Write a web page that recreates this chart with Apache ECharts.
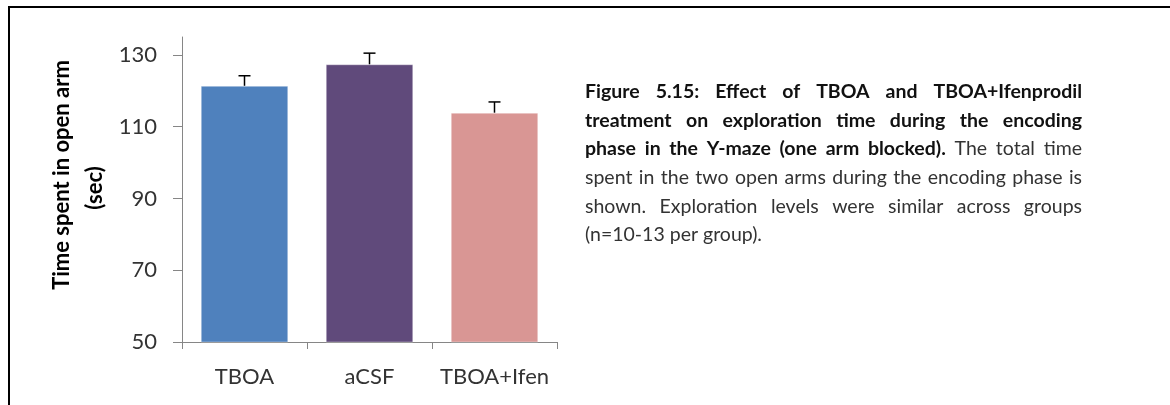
<!DOCTYPE html>
<html>
<head>
<meta charset="utf-8">
<script src="https://cdn.jsdelivr.net/npm/echarts@6/dist/echarts.min.js"></script>
<style>
  html, body { margin: 0; padding: 0; background: #fff; }
  #chart { width: 1170px; height: 405px; }
</style>
</head>
<body>
<div id="chart"></div>
<script>
// Groups and exploration times (sec), with upper error (SEM)
const categories = ['TBOA', 'aCSF', 'TBOA+Ifen'];
const meanTime = [121.4, 127.4, 113.9];
const semTime = [2.8, 3.1, 3.0];
const barColors = ['#4F81BD', '#604A7B', '#D99694'];
const yTicks = [50, 70, 90, 110, 130];
const yTitle = ['Time spent in open arm', '(sec)'];

// Caption, one entry per printed line; b = bold run
const captionLines = [
  [{ t: 'Figure 5.15: Effect of TBOA and TBOA+Ifenprodil', b: true }],
  [{ t: 'treatment on exploration time during the encoding', b: true }],
  [{ t: 'phase in the Y-maze (one arm blocked).', b: true }, { t: 'The total time', b: false }],
  [{ t: 'spent in the two open arms during the encoding phase is', b: false }],
  [{ t: 'shown. Exploration levels were similar across groups', b: false }],
  [{ t: '(n=10-13 per group).', b: false }]
];

const FONT = 'Lato, "Open Sans", sans-serif';
const CAP_SIZE = 19.5;
const CAP_LEFT = 585, CAP_RIGHT = 1082, CAP_TOP = 92, CAP_STEP = 28.6;

const measureCtx = document.createElement('canvas').getContext('2d');
function wordWidth(text, bold) {
  measureCtx.font = (bold ? 'bold ' : '') + CAP_SIZE + 'px ' + FONT;
  return measureCtx.measureText(text).width;
}

// Justified caption: every line but the last is spread to the full column width
function buildCaption() {
  const els = [];
  captionLines.forEach((line, li) => {
    const words = [];
    line.forEach(run => run.t.split(' ').forEach(w => { if (w) words.push({ w, b: run.b }); }));
    const widths = words.map(o => wordWidth(o.w, o.b));
    const total = widths.reduce((a, b) => a + b, 0);
    const last = li === captionLines.length - 1;
    const gap = last ? wordWidth(' ', false) : (CAP_RIGHT - CAP_LEFT - total) / (words.length - 1);
    let x = CAP_LEFT;
    const y = CAP_TOP + li * CAP_STEP;
    words.forEach((o, i) => {
      els.push({
        type: 'text', x: x, y: y, silent: true,
        style: {
          text: o.w, fill: o.b ? '#111' : '#333',
          font: (o.b ? 'bold ' : '') + CAP_SIZE + 'px ' + FONT,
          textAlign: 'left', textVerticalAlign: 'middle'
        }
      });
      x += widths[i] + gap;
    });
  });
  return els;
}

const chart = echarts.init(document.getElementById('chart'), null, { renderer: 'canvas' });

const graphics = [
  // frame lines
  { type: 'line', shape: { x1: 8, y1: 7, x2: 1170, y2: 7 }, style: { stroke: '#000', lineWidth: 2 }, silent: true },
  { type: 'line', shape: { x1: 9, y1: 6, x2: 9, y2: 405 }, style: { stroke: '#000', lineWidth: 2 }, silent: true },
  // y axis title
  {
    type: 'text', x: 62, y: 175, rotation: Math.PI / 2, silent: true,
    style: { text: yTitle[0], fill: '#000', font: 'bold 22px ' + FONT, textAlign: 'center', textVerticalAlign: 'middle' }
  },
  {
    type: 'text', x: 95, y: 188, rotation: Math.PI / 2, silent: true,
    style: { text: yTitle[1], fill: '#000', font: 'bold 22px ' + FONT, textAlign: 'center', textVerticalAlign: 'middle' }
  }
].concat(buildCaption());

chart.setOption({
  animation: false,
  backgroundColor: '#fff',
  grid: { left: 182, right: 613, top: 37, bottom: 63, containLabel: false },
  xAxis: {
    type: 'category',
    data: categories,
    axisLine: { lineStyle: { color: '#868686', width: 1 } },
    axisTick: { show: true, alignWithLabel: false, length: 7, lineStyle: { color: '#868686' } },
    axisLabel: { interval: 0, hideOverlap: false, color: '#333', fontSize: 22, fontFamily: FONT, margin: 24 },
    splitLine: { show: false }
  },
  yAxis: {
    type: 'value',
    min: 50,
    max: 135,
    axisLine: { show: true, lineStyle: { color: '#868686', width: 1 } },
    axisTick: { show: true, length: 9, customValues: yTicks, lineStyle: { color: '#868686' } },
    axisLabel: { color: '#333', fontSize: 22, fontFamily: FONT, margin: 25, customValues: yTicks },
    splitLine: { show: false }
  },
  series: [
    {
      type: 'bar',
      barWidth: '70%',
      data: meanTime.map((v, i) => ({
        value: v,
        itemStyle: { color: barColors[i], borderColor: 'rgba(255,255,255,0.35)', borderWidth: 1 }
      }))
    },
    {
      type: 'custom',
      z: 10,
      data: meanTime.map((v, i) => [i, v, v + semTime[i]]),
      renderItem: function (params, api) {
        const x = api.value(0);
        const base = api.coord([x, api.value(1)]);
        const top = api.coord([x, api.value(2)]);
        const half = 6;
        const st = { stroke: '#000', lineWidth: 1.5 };
        return {
          type: 'group',
          children: [
            { type: 'line', shape: { x1: base[0], y1: base[1], x2: top[0], y2: top[1] }, style: st },
            { type: 'line', shape: { x1: top[0] - half, y1: top[1], x2: top[0] + half, y2: top[1] }, style: st }
          ]
        };
      }
    }
  ],
  graphic: graphics
});
</script>
</body>
</html>
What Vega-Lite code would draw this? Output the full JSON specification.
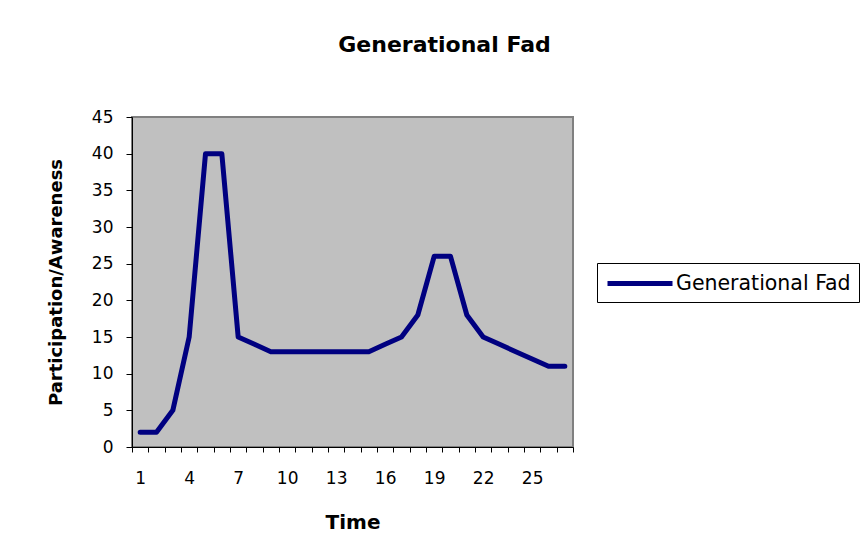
{
  "$schema": "https://vega.github.io/schema/vega-lite/v6.json",
  "width": 441,
  "height": 330,
  "autosize": {"type": "none"},
  "padding": {"left": 132, "top": 117, "right": 290, "bottom": 111},
  "background": "white",
  "title": {
    "text": "Generational Fad",
    "font": "DejaVu Sans",
    "fontSize": 22,
    "fontWeight": "bold",
    "color": "black",
    "anchor": "middle",
    "frame": "group",
    "dx": 92,
    "baseline": "alphabetic",
    "offset": 34
  },
  "config": {
    "view": {"fill": "#C0C0C0", "stroke": "#808080", "strokeWidth": 2},
    "axis": {"grid": false, "domainColor": "black", "tickColor": "black", "labelColor": "black", "titleColor": "black", "labelFont": "DejaVu Sans", "titleFont": "DejaVu Sans"}
  },
  "data": {
    "values": [
      {"t": 1, "v": 2, "series": "Generational Fad"},
      {"t": 2, "v": 2, "series": "Generational Fad"},
      {"t": 3, "v": 5, "series": "Generational Fad"},
      {"t": 4, "v": 15, "series": "Generational Fad"},
      {"t": 5, "v": 40, "series": "Generational Fad"},
      {"t": 6, "v": 40, "series": "Generational Fad"},
      {"t": 7, "v": 15, "series": "Generational Fad"},
      {"t": 8, "v": 14, "series": "Generational Fad"},
      {"t": 9, "v": 13, "series": "Generational Fad"},
      {"t": 10, "v": 13, "series": "Generational Fad"},
      {"t": 11, "v": 13, "series": "Generational Fad"},
      {"t": 12, "v": 13, "series": "Generational Fad"},
      {"t": 13, "v": 13, "series": "Generational Fad"},
      {"t": 14, "v": 13, "series": "Generational Fad"},
      {"t": 15, "v": 13, "series": "Generational Fad"},
      {"t": 16, "v": 14, "series": "Generational Fad"},
      {"t": 17, "v": 15, "series": "Generational Fad"},
      {"t": 18, "v": 18, "series": "Generational Fad"},
      {"t": 19, "v": 26, "series": "Generational Fad"},
      {"t": 20, "v": 26, "series": "Generational Fad"},
      {"t": 21, "v": 18, "series": "Generational Fad"},
      {"t": 22, "v": 15, "series": "Generational Fad"},
      {"t": 23, "v": 14, "series": "Generational Fad"},
      {"t": 24, "v": 13, "series": "Generational Fad"},
      {"t": 25, "v": 12, "series": "Generational Fad"},
      {"t": 26, "v": 11, "series": "Generational Fad"},
      {"t": 27, "v": 11, "series": "Generational Fad"}
    ]
  },
  "mark": {"type": "line", "strokeWidth": 5, "strokeJoin": "round", "strokeCap": "round"},
  "encoding": {
    "x": {
      "field": "t",
      "type": "ordinal",
      "bandPosition": 0.5,
      "scale": {"type": "band", "paddingInner": 0, "paddingOuter": 0},
      "axis": {
        "title": "Time",
        "titleFontSize": 20,
        "titleFontWeight": "bold",
        "titlePadding": 26,
        "labelAngle": 0,
        "labelFontSize": 17,
        "labelPadding": 18,
        "tickBand": "extent",
        "tickSize": 5,
        "labelExpr": "(datum.value - 1) % 3 == 0 ? datum.label : ''"
      }
    },
    "y": {
      "field": "v",
      "type": "quantitative",
      "scale": {"domain": [0, 45]},
      "axis": {
        "title": "Participation/Awareness",
        "titleFontSize": 18,
        "titleFontWeight": "bold",
        "titlePadding": 26,
        "values": [0, 5, 10, 15, 20, 25, 30, 35, 40, 45],
        "labelFontSize": 17,
        "labelPadding": 13,
        "tickSize": 6
      }
    },
    "color": {
      "field": "series",
      "type": "nominal",
      "scale": {"range": ["#000080"]},
      "legend": {
        "title": null,
        "orient": "none",
        "legendX": 465,
        "legendY": 146,
        "strokeColor": "black",
        "fillColor": "white",
        "padding": 8,
        "symbolType": "M-1,0H5.5",
        "symbolSize": 400,
        "symbolStrokeWidth": 5,
        "labelFontSize": 20.5,
        "labelFont": "DejaVu Sans",
        "labelColor": "black",
        "labelOffset": 46,
        "labelLimit": 400
      }
    }
  }
}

• TASK DETAILS: Hand back the exact lines from the start of the entries to the line with "const yTitle = ['Time", both ends kept and pictures left out.

• WRITTEN SOLUTION:
Write a web page that recreates this chart with Apache ECharts.
<!DOCTYPE html>
<html>
<head>
<meta charset="utf-8">
<script src="https://cdn.jsdelivr.net/npm/echarts@6/dist/echarts.min.js"></script>
<style>
  html, body { margin: 0; padding: 0; background: #fff; }
  #chart { width: 1170px; height: 405px; }
</style>
</head>
<body>
<div id="chart"></div>
<script>
// Groups and exploration times (sec), with upper error (SEM)
const categories = ['TBOA', 'aCSF', 'TBOA+Ifen'];
const meanTime = [121.4, 127.4, 113.9];
const semTime = [2.8, 3.1, 3.0];
const barColors = ['#4F81BD', '#604A7B', '#D99694'];
const yTicks = [50, 70, 90, 110, 130];
const yTitle = ['Time spent in open arm', '(sec)'];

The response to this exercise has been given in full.